Repeat every line of the listing below exactly, minus the pictures.

▶ [SOURCE MATERIAL]:
- - - - - - -

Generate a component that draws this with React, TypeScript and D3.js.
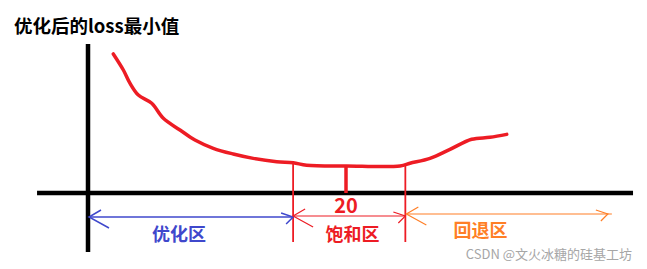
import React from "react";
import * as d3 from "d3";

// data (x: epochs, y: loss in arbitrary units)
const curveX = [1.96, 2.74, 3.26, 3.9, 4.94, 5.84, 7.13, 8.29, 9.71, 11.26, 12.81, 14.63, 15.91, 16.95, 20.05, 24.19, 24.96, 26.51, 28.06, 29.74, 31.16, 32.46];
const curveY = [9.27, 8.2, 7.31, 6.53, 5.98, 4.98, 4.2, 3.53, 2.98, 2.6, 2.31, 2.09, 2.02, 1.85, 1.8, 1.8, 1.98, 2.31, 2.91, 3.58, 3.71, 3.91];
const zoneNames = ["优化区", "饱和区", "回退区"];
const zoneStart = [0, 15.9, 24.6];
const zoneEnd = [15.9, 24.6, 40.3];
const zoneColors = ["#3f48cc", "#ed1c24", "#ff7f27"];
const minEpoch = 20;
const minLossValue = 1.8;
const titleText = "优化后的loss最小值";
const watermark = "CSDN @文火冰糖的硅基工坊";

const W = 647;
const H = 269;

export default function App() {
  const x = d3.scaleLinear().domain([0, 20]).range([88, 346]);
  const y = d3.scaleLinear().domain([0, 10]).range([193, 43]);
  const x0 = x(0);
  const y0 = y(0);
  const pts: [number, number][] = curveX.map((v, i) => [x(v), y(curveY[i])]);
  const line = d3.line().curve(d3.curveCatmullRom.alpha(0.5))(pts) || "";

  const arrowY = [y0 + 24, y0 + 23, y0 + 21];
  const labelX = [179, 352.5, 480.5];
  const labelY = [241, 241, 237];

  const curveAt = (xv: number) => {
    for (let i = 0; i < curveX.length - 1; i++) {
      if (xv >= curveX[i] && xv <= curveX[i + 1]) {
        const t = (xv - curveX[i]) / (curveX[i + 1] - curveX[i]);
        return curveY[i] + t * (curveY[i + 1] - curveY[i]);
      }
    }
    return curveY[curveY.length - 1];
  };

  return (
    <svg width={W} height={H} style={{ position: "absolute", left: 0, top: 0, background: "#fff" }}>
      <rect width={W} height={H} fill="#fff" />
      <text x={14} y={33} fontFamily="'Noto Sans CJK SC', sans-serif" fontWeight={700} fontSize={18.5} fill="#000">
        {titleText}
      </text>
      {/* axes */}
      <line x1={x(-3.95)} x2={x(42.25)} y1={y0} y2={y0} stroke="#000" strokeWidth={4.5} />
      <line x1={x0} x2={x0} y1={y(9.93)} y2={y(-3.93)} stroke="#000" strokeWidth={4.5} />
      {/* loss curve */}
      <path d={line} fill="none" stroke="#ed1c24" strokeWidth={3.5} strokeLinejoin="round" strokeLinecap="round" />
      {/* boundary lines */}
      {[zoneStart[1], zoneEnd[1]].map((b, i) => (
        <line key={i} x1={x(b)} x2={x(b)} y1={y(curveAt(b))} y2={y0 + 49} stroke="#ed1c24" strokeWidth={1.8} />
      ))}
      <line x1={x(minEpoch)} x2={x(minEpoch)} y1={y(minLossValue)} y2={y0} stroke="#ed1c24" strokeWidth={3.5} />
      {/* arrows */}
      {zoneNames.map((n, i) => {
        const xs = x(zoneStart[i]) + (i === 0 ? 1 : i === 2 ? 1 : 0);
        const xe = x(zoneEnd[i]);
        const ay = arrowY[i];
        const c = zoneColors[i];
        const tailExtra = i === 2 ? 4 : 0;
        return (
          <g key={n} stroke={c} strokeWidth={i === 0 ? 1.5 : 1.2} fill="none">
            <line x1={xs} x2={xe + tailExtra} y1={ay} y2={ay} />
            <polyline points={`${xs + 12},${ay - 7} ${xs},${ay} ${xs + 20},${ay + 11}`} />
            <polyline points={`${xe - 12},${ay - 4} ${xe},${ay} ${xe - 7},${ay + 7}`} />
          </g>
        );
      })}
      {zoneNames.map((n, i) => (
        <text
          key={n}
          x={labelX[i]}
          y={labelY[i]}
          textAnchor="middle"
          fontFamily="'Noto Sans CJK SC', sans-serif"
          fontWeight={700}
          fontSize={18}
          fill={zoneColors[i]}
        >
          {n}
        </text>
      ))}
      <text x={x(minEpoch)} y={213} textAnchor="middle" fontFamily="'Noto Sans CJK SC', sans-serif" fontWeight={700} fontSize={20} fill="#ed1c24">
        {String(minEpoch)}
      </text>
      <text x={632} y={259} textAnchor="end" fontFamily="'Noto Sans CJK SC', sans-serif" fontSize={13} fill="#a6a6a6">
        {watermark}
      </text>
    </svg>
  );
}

- - - - - - -

▶ [WRITTEN RESPONSE]:
Generate a component that draws this with React, TypeScript and D3.js.
import React from "react";
import * as d3 from "d3";

// data (x: epochs, y: loss in arbitrary units)
const curveX = [1.96, 2.74, 3.26, 3.9, 4.94, 5.84, 7.13, 8.29, 9.71, 11.26, 12.81, 14.63, 15.91, 16.95, 20.05, 24.19, 24.96, 26.51, 28.06, 29.74, 31.16, 32.46];
const curveY = [9.27, 8.2, 7.31, 6.53, 5.98, 4.98, 4.2, 3.53, 2.98, 2.6, 2.31, 2.09, 2.02, 1.85, 1.8, 1.8, 1.98, 2.31, 2.91, 3.58, 3.71, 3.91];
const zoneNames = ["优化区", "饱和区", "回退区"];
const zoneStart = [0, 15.9, 24.6];
const zoneEnd = [15.9, 24.6, 40.3];
const zoneColors = ["#3f48cc", "#ed1c24", "#ff7f27"];
const minEpoch = 20;
const minLossValue = 1.8;
const titleText = "优化后的loss最小值";
const watermark = "CSDN @文火冰糖的硅基工坊";

const W = 647;
const H = 269;

export default function App() {
  const x = d3.scaleLinear().domain([0, 20]).range([88, 346]);
  const y = d3.scaleLinear().domain([0, 10]).range([193, 43]);
  const x0 = x(0);
  const y0 = y(0);
  const pts: [number, number][] = curveX.map((v, i) => [x(v), y(curveY[i])]);
  const line = d3.line().curve(d3.curveCatmullRom.alpha(0.5))(pts) || "";

  const arrowY = [y0 + 24, y0 + 23, y0 + 21];
  const labelX = [179, 352.5, 480.5];
  const labelY = [241, 241, 237];

  const curveAt = (xv: number) => {
    for (let i = 0; i < curveX.length - 1; i++) {
      if (xv >= curveX[i] && xv <= curveX[i + 1]) {
        const t = (xv - curveX[i]) / (curveX[i + 1] - curveX[i]);
        return curveY[i] + t * (curveY[i + 1] - curveY[i]);
      }
    }
    return curveY[curveY.length - 1];
  };

  return (
    <svg width={W} height={H} style={{ position: "absolute", left: 0, top: 0, background: "#fff" }}>
      <rect width={W} height={H} fill="#fff" />
      <text x={14} y={33} fontFamily="'Noto Sans CJK SC', sans-serif" fontWeight={700} fontSize={18.5} fill="#000">
        {titleText}
      </text>
      {/* axes */}
      <line x1={x(-3.95)} x2={x(42.25)} y1={y0} y2={y0} stroke="#000" strokeWidth={4.5} />
      <line x1={x0} x2={x0} y1={y(9.93)} y2={y(-3.93)} stroke="#000" strokeWidth={4.5} />
      {/* loss curve */}
      <path d={line} fill="none" stroke="#ed1c24" strokeWidth={3.5} strokeLinejoin="round" strokeLinecap="round" />
      {/* boundary lines */}
      {[zoneStart[1], zoneEnd[1]].map((b, i) => (
        <line key={i} x1={x(b)} x2={x(b)} y1={y(curveAt(b))} y2={y0 + 49} stroke="#ed1c24" strokeWidth={1.8} />
      ))}
      <line x1={x(minEpoch)} x2={x(minEpoch)} y1={y(minLossValue)} y2={y0} stroke="#ed1c24" strokeWidth={3.5} />
      {/* arrows */}
      {zoneNames.map((n, i) => {
        const xs = x(zoneStart[i]) + (i === 0 ? 1 : i === 2 ? 1 : 0);
        const xe = x(zoneEnd[i]);
        const ay = arrowY[i];
        const c = zoneColors[i];
        const tailExtra = i === 2 ? 4 : 0;
        return (
          <g key={n} stroke={c} strokeWidth={i === 0 ? 1.5 : 1.2} fill="none">
            <line x1={xs} x2={xe + tailExtra} y1={ay} y2={ay} />
            <polyline points={`${xs + 12},${ay - 7} ${xs},${ay} ${xs + 20},${ay + 11}`} />
            <polyline points={`${xe - 12},${ay - 4} ${xe},${ay} ${xe - 7},${ay + 7}`} />
          </g>
        );
      })}
      {zoneNames.map((n, i) => (
        <text
          key={n}
          x={labelX[i]}
          y={labelY[i]}
          textAnchor="middle"
          fontFamily="'Noto Sans CJK SC', sans-serif"
          fontWeight={700}
          fontSize={18}
          fill={zoneColors[i]}
        >
          {n}
        </text>
      ))}
      <text x={x(minEpoch)} y={213} textAnchor="middle" fontFamily="'Noto Sans CJK SC', sans-serif" fontWeight={700} fontSize={20} fill="#ed1c24">
        {String(minEpoch)}
      </text>
      <text x={632} y={259} textAnchor="end" fontFamily="'Noto Sans CJK SC', sans-serif" fontSize={13} fill="#a6a6a6">
        {watermark}
      </text>
    </svg>
  );
}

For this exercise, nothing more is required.